[WRITTEN REQUEST] Return the listing below unchanged, minus its pictures.
- - - - - - -
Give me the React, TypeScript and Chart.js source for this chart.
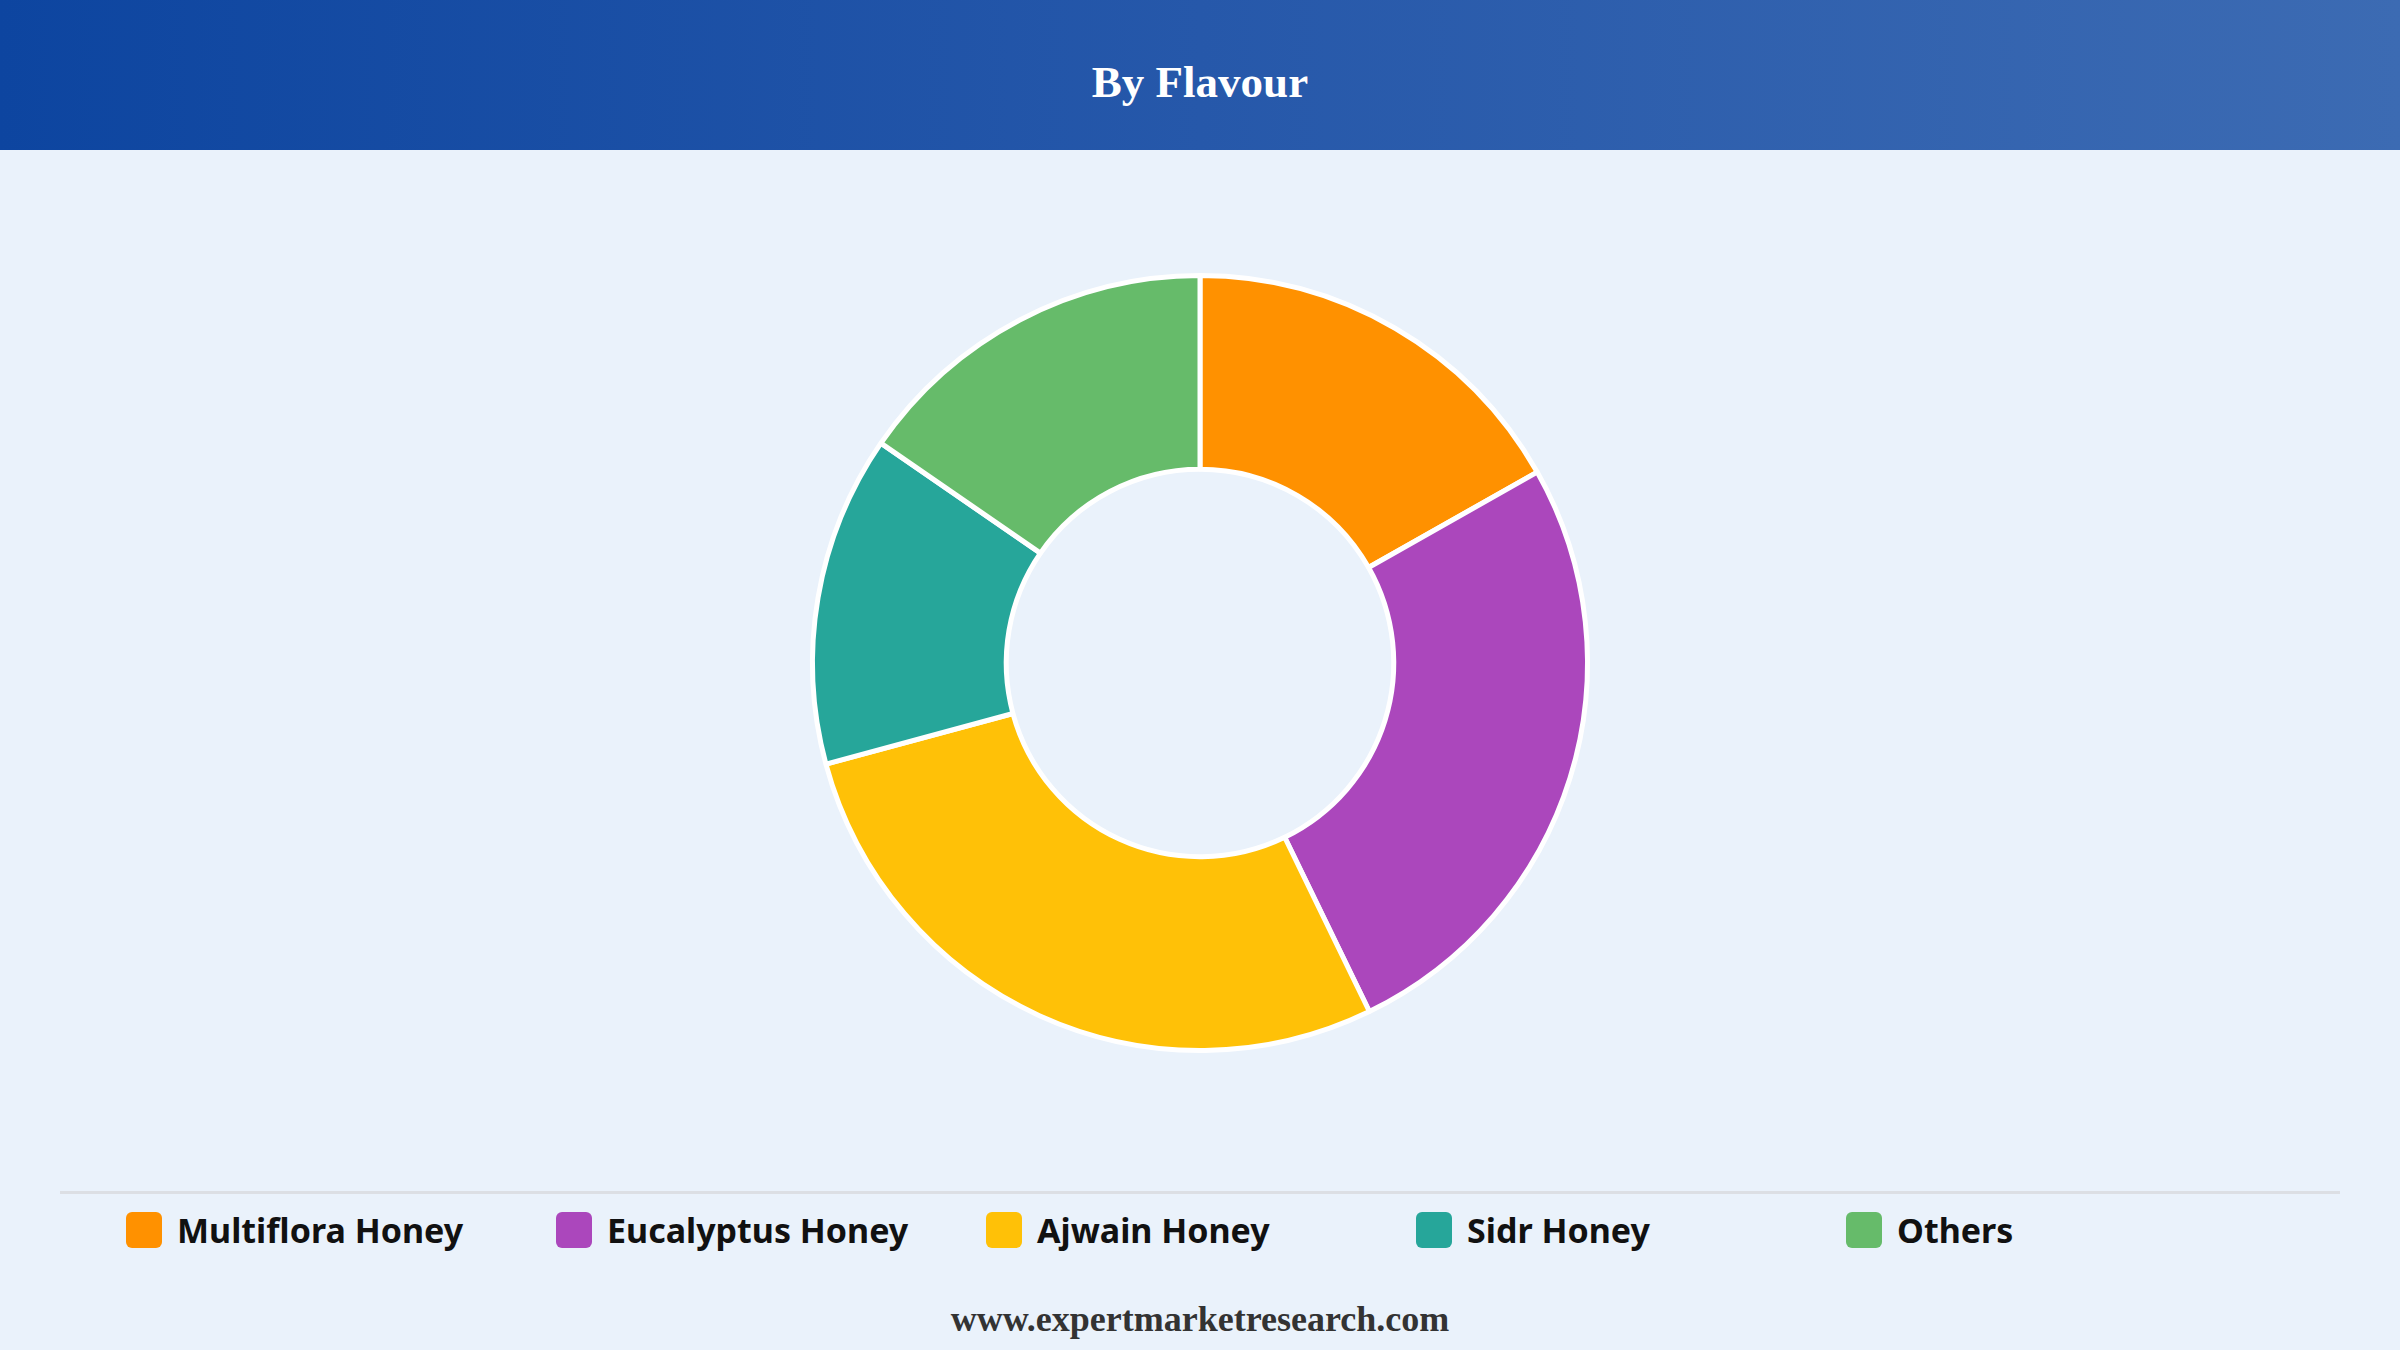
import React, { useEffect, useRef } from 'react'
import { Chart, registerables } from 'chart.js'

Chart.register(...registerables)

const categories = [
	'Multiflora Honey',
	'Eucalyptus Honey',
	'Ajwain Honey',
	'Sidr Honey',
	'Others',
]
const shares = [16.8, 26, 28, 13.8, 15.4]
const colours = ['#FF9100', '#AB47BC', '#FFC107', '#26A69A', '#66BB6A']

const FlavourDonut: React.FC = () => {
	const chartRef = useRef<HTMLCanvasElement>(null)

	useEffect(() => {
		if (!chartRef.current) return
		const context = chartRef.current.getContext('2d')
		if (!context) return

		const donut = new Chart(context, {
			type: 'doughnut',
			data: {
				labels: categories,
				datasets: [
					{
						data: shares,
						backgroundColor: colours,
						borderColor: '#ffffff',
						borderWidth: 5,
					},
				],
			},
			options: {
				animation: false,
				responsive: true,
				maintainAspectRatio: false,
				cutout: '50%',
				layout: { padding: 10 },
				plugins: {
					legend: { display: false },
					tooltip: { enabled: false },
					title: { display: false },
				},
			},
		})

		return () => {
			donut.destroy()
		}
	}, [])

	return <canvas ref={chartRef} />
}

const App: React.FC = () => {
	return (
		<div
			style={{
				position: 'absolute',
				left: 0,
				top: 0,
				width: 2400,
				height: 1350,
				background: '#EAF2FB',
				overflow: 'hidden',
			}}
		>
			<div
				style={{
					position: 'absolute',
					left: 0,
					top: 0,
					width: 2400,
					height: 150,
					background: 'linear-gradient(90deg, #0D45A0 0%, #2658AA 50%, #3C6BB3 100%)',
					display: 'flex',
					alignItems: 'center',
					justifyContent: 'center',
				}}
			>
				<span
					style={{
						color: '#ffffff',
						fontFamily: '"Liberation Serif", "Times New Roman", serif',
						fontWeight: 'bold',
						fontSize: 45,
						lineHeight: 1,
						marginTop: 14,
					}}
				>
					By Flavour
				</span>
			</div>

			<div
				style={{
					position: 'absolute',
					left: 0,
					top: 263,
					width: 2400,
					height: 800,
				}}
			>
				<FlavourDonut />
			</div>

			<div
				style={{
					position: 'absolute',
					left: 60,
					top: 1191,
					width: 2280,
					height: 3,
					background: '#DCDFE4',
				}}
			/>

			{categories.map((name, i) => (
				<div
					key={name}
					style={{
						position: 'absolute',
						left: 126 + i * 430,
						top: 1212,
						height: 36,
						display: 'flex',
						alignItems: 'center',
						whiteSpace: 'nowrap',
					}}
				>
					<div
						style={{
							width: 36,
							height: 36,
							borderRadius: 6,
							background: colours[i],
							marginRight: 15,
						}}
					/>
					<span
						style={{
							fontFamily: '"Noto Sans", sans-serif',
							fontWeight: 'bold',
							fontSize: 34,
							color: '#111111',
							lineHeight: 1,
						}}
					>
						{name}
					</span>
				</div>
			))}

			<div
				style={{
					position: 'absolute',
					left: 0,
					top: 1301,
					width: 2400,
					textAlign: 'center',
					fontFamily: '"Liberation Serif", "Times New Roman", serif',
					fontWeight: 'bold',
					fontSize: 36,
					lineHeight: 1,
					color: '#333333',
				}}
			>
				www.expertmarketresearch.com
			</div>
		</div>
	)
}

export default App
- - - - - - -
[RESPONSE]
Give me the React, TypeScript and Chart.js source for this chart.
import React, { useEffect, useRef } from 'react'
import { Chart, registerables } from 'chart.js'

Chart.register(...registerables)

const categories = [
	'Multiflora Honey',
	'Eucalyptus Honey',
	'Ajwain Honey',
	'Sidr Honey',
	'Others',
]
const shares = [16.8, 26, 28, 13.8, 15.4]
const colours = ['#FF9100', '#AB47BC', '#FFC107', '#26A69A', '#66BB6A']

const FlavourDonut: React.FC = () => {
	const chartRef = useRef<HTMLCanvasElement>(null)

	useEffect(() => {
		if (!chartRef.current) return
		const context = chartRef.current.getContext('2d')
		if (!context) return

		const donut = new Chart(context, {
			type: 'doughnut',
			data: {
				labels: categories,
				datasets: [
					{
						data: shares,
						backgroundColor: colours,
						borderColor: '#ffffff',
						borderWidth: 5,
					},
				],
			},
			options: {
				animation: false,
				responsive: true,
				maintainAspectRatio: false,
				cutout: '50%',
				layout: { padding: 10 },
				plugins: {
					legend: { display: false },
					tooltip: { enabled: false },
					title: { display: false },
				},
			},
		})

		return () => {
			donut.destroy()
		}
	}, [])

	return <canvas ref={chartRef} />
}

const App: React.FC = () => {
	return (
		<div
			style={{
				position: 'absolute',
				left: 0,
				top: 0,
				width: 2400,
				height: 1350,
				background: '#EAF2FB',
				overflow: 'hidden',
			}}
		>
			<div
				style={{
					position: 'absolute',
					left: 0,
					top: 0,
					width: 2400,
					height: 150,
					background: 'linear-gradient(90deg, #0D45A0 0%, #2658AA 50%, #3C6BB3 100%)',
					display: 'flex',
					alignItems: 'center',
					justifyContent: 'center',
				}}
			>
				<span
					style={{
						color: '#ffffff',
						fontFamily: '"Liberation Serif", "Times New Roman", serif',
						fontWeight: 'bold',
						fontSize: 45,
						lineHeight: 1,
						marginTop: 14,
					}}
				>
					By Flavour
				</span>
			</div>

			<div
				style={{
					position: 'absolute',
					left: 0,
					top: 263,
					width: 2400,
					height: 800,
				}}
			>
				<FlavourDonut />
			</div>

			<div
				style={{
					position: 'absolute',
					left: 60,
					top: 1191,
					width: 2280,
					height: 3,
					background: '#DCDFE4',
				}}
			/>

			{categories.map((name, i) => (
				<div
					key={name}
					style={{
						position: 'absolute',
						left: 126 + i * 430,
						top: 1212,
						height: 36,
						display: 'flex',
						alignItems: 'center',
						whiteSpace: 'nowrap',
					}}
				>
					<div
						style={{
							width: 36,
							height: 36,
							borderRadius: 6,
							background: colours[i],
							marginRight: 15,
						}}
					/>
					<span
						style={{
							fontFamily: '"Noto Sans", sans-serif',
							fontWeight: 'bold',
							fontSize: 34,
							color: '#111111',
							lineHeight: 1,
						}}
					>
						{name}
					</span>
				</div>
			))}

			<div
				style={{
					position: 'absolute',
					left: 0,
					top: 1301,
					width: 2400,
					textAlign: 'center',
					fontFamily: '"Liberation Serif", "Times New Roman", serif',
					fontWeight: 'bold',
					fontSize: 36,
					lineHeight: 1,
					color: '#333333',
				}}
			>
				www.expertmarketresearch.com
			</div>
		</div>
	)
}

export default App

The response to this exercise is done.